Rose thought about it. “Five months ago. Less than half a year, in my time.”

“Who told you?” The woman who’d come through the rocks asked her.

“One of the other prisoners of the Tecran, the people who stole your ship. This prisoner was kept in the same place as your stolen ship—a warehouse on a moon. When they were rescued by the people I travel with, that is when the truth about what the Tecran had done came out. That is why we traveled here. To make contact with you and tell you what happened.”

There was more conversation, from which the man who slapped her was completely excluded.

The woman seemed to want to leave, urgently, or at least return to the ship, presumably to pass the information along.

She seemed to be telling the two who’d been waiting for them what to do, then turned and began climbing the ladder back into the ship.

She was almost at the top when the man who’d been standing by himself moved to the ladder, and began to climb. He didn’t look at Rose.

She looked at him, though, staring at him to make sure she would know him again.

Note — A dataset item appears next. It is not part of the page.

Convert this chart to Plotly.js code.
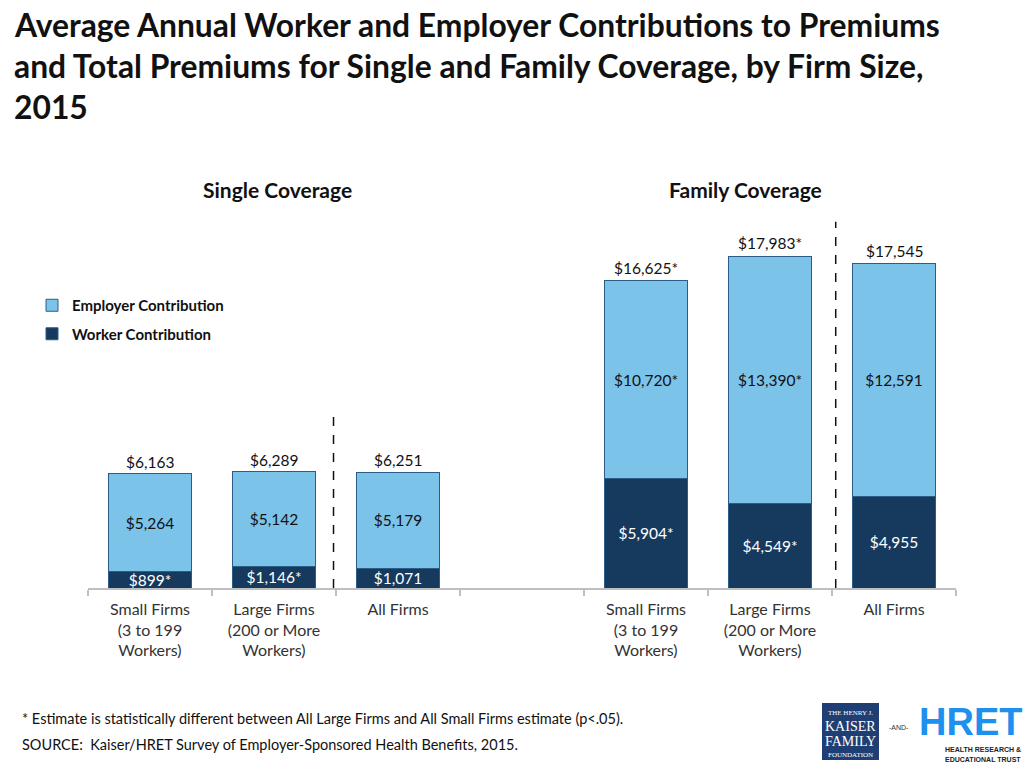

He seemed to feel her eyes on him, because he turned to look back at her, then quickly faced forward again and hauled himself up to the top.

“Binnos lost a family member,” the woman who was standing beside her said, as if in explanation.

“I lost my whole world,” Rose said. “I was stolen away, and there is no way back for me. By the same group who took your people.”

There was silence at her words, and she didn’t look around to see how they had been taken. She stood, arms crossed, as the ship fired up and shot into the sky.

It’s just you and me, baby , she said as she smoothed her hands over her bump.

When she turned, both the man and woman she was left with were watching her strangely.

“Crythis says you are not very familiar with this language,” the man said.

She assumed the woman who’d just flown away was Crythis. “I am not.”

He indicated the direction they had come from with his hand. “We will have to be careful to not misunderstand each other.”

As she followed him, picking her way across the rocky ground, she wondered if that was a threat.